The records:
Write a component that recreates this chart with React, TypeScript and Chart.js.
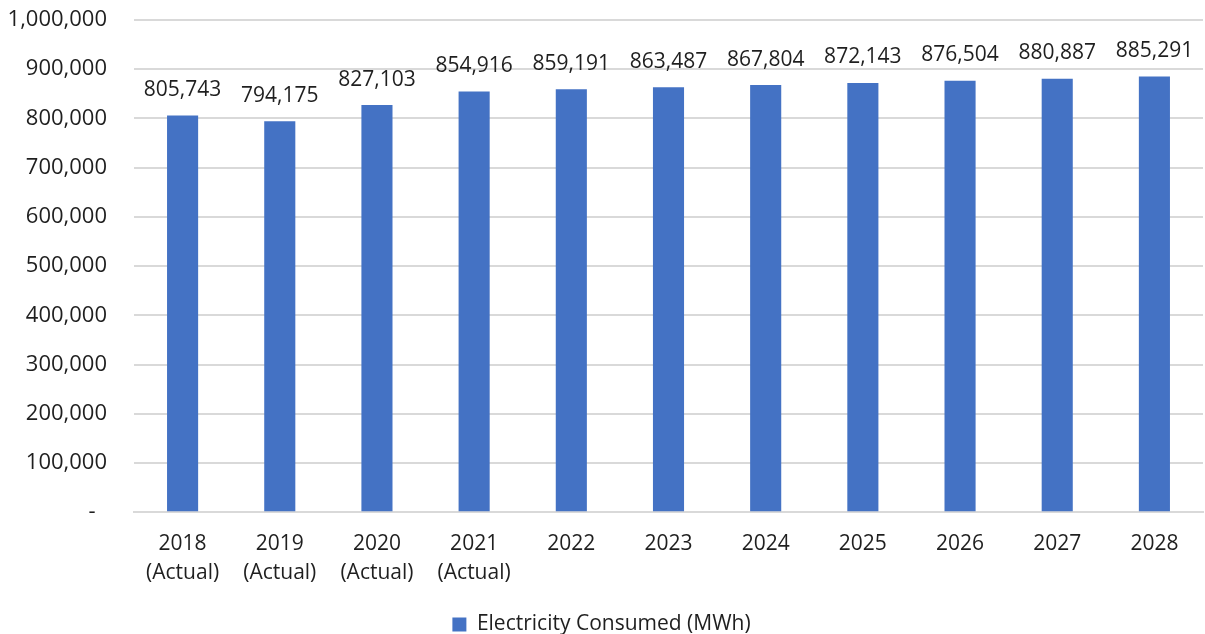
import React, { useEffect, useRef } from "react";
import { Chart, registerables } from "chart.js";

Chart.register(...registerables);

const categories: (string | string[])[] = [
  ["2018", "(Actual)"],
  ["2019", "(Actual)"],
  ["2020", "(Actual)"],
  ["2021", "(Actual)"],
  "2022",
  "2023",
  "2024",
  "2025",
  "2026",
  "2027",
  "2028",
];
const electricityConsumed = [
  805743, 794175, 827103, 854916, 859191, 863487, 867804, 872143, 876504, 880887, 885291,
];
const seriesLabel = "Electricity Consumed (MWh)";

const FONT = "'Open Sans', 'Noto Sans', sans-serif";
const TEXT = "#1f1f1f";
const BLUE = "#4472C4";

const dataLabels = {
  id: "dataLabels",
  afterDatasetsDraw(chart: any) {
    const ctx = chart.ctx;
    const meta = chart.getDatasetMeta(0);
    ctx.save();
    ctx.font = `21px ${FONT}`;
    ctx.fillStyle = TEXT;
    ctx.textAlign = "center";
    ctx.textBaseline = "bottom";
    meta.data.forEach((bar: any, i: number) => {
      const v = chart.data.datasets[0].data[i] as number;
      ctx.fillText(v.toLocaleString("en-US"), bar.x, bar.y - 15);
    });
    ctx.restore();
  },
};

export default function App() {
  const ref = useRef<HTMLCanvasElement>(null);
  useEffect(() => {
    document.body.style.margin = "0";
    const chart = new Chart(ref.current!, {
      type: "bar",
      data: {
        labels: categories,
        datasets: [
          {
            label: seriesLabel,
            data: electricityConsumed,
            backgroundColor: BLUE,
            barPercentage: 0.32,
            categoryPercentage: 1,
          },
        ],
      },
      options: {
        animation: false,
        responsive: false,
        maintainAspectRatio: false,
        layout: { padding: { top: 0, right: 2, left: 0, bottom: -11 } },
        scales: {
          x: {
            grid: { display: false, drawTicks: false },
            border: { display: true, color: "#d9d9d9", width: 2 },
            ticks: {
              color: TEXT,
              font: { family: FONT, size: 21, lineHeight: 1.4 },
              padding: 17,
              maxRotation: 0,
            },
            afterFit: (scale: any) => {
              scale.height = scale.height + 5;
            },
          },
          y: {
            min: 0,
            max: 1000000,
            ticks: {
              stepSize: 100000,
              color: TEXT,
              font: { family: FONT, size: 22 },
              padding: 27,
              callback: (v: any) => (v === 0 ? "-  " : Number(v).toLocaleString("en-US")),
            },
            grid: { color: "#d9d9d9", lineWidth: 2, drawTicks: false },
            border: { display: false },
            afterFit: (scale: any) => {
              scale.width = 134;
              scale.paddingTop = 20;
              scale.paddingBottom = 10;
            },
          },
        },
        plugins: {
          legend: {
            position: "bottom",
            labels: {
              color: TEXT,
              font: { family: FONT, size: 21 },
              boxWidth: 14,
              boxHeight: 14,
              padding: 4,
            },
          },
          tooltip: { enabled: false },
        },
      },
      plugins: [dataLabels],
    });
    return () => chart.destroy();
  }, []);
  return (
    <div style={{ width: 1205, height: 634 }}>
      <canvas ref={ref} width={1205} height={634} style={{ display: "block" }} />
    </div>
  );
}
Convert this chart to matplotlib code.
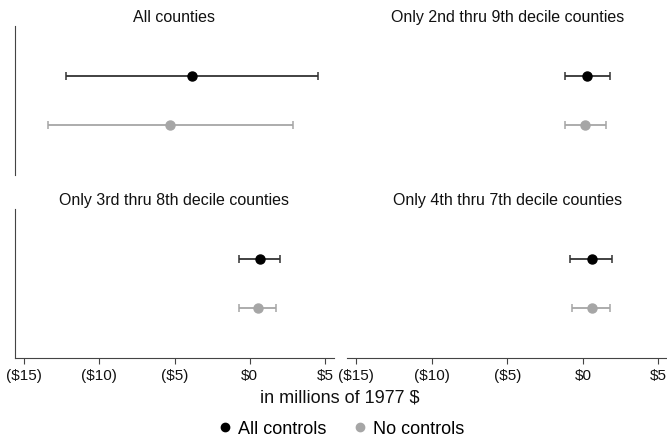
import matplotlib
matplotlib.use("Agg")
import matplotlib.pyplot as plt
from matplotlib.lines import Line2D

plt.rcParams["font.family"] = ["Liberation Sans", "DejaVu Sans"]

# Point estimates and 95% CI bounds, in millions of 1977 $
panel_titles = [
    "All counties",
    "Only 2nd thru 9th decile counties",
    "Only 3rd thru 8th decile counties",
    "Only 4th thru 7th decile counties",
]
all_est = [-3.87, 0.27, 0.66, 0.58]
all_lo = [-12.24, -1.21, -0.73, -0.83]
all_hi = [4.54, 1.81, 1.99, 1.92]
none_est = [-5.27, 0.13, 0.53, 0.58]
none_lo = [-13.39, -1.21, -0.73, -0.73]
none_hi = [2.88, 1.52, 1.75, 1.81]

xticks = [-15, -10, -5, 0, 5]
xticklabels = ["($15)", "($10)", "($5)", "$0", "$5"]

W, H = 667, 436
fig = plt.figure(figsize=(W / 100, H / 100), dpi=100)

# panel boxes in pixels: left, top, right, bottom
boxes = [
    (14.7, 26, 334, 175),
    (347, 26, 667.4, 175),
    (14.7, 209, 334, 357.7),
    (347, 209, 667.4, 357.7),
]

axis_col = "#444444"
black = "black"
bar_black = "#333333"
gray = "#a6a6a6"

for i, (l, t, r, b) in enumerate(boxes):
    ax = fig.add_axes([l / W, 1 - b / H, (r - l) / W, (b - t) / H])
    ax.set_xlim(-15.62, 5.6)
    ax.set_ylim(0, 3)

    ax.errorbar(all_est[i], 2,
                xerr=[[all_est[i] - all_lo[i]], [all_hi[i] - all_est[i]]],
                fmt="o", color=black, ecolor=bar_black, markersize=6.5,
                elinewidth=1.3, capsize=3, capthick=1.1)
    ax.errorbar(none_est[i], 1,
                xerr=[[none_est[i] - none_lo[i]], [none_hi[i] - none_est[i]]],
                fmt="o", color=gray, ecolor=gray, markersize=6.5,
                elinewidth=1.3, capsize=3, capthick=1.1)

    ax.set_title(panel_titles[i], fontsize=11.5, pad=3, color="#111111")

    for side in ["top", "right"]:
        ax.spines[side].set_visible(False)
    ax.spines["left"].set_visible(i % 2 == 0)
    ax.spines["bottom"].set_visible(i >= 2)
    ax.spines["left"].set_color(axis_col)
    ax.spines["bottom"].set_color(axis_col)

    ax.set_yticks([])
    if i >= 2:
        ax.set_xticks(xticks)
        ax.set_xticklabels(xticklabels, fontsize=11, color="#111111")
        ax.tick_params(axis="x", direction="out", length=4, color=axis_col, pad=4)
    else:
        ax.set_xticks([])

fig.text(340 / W, 1 - 398 / H, "in millions of 1977 $", ha="center", va="center",
         fontsize=13, color="#111111")

handles = [
    Line2D([], [], marker="o", linestyle="none", color=black, markersize=6),
    Line2D([], [], marker="o", linestyle="none", color=gray, markersize=6),
]
fig.legend(handles, ["All controls", "No controls"], loc="center",
           bbox_to_anchor=(340 / W, 1 - 429 / H), ncol=2, frameon=False,
           fontsize=13, handletextpad=0.2, columnspacing=1.4, handlelength=1.0)

fig.savefig("out.png", dpi=100)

The task: Take the material above from its first line through the line holding "Chart.register(...registerables);" and set it down exactly, without the pictures.

Completed exercise:
Write a component that recreates this chart with React, TypeScript and Chart.js.
import React, { useEffect, useRef } from "react";
import { Chart, registerables } from "chart.js";

Chart.register(...registerables);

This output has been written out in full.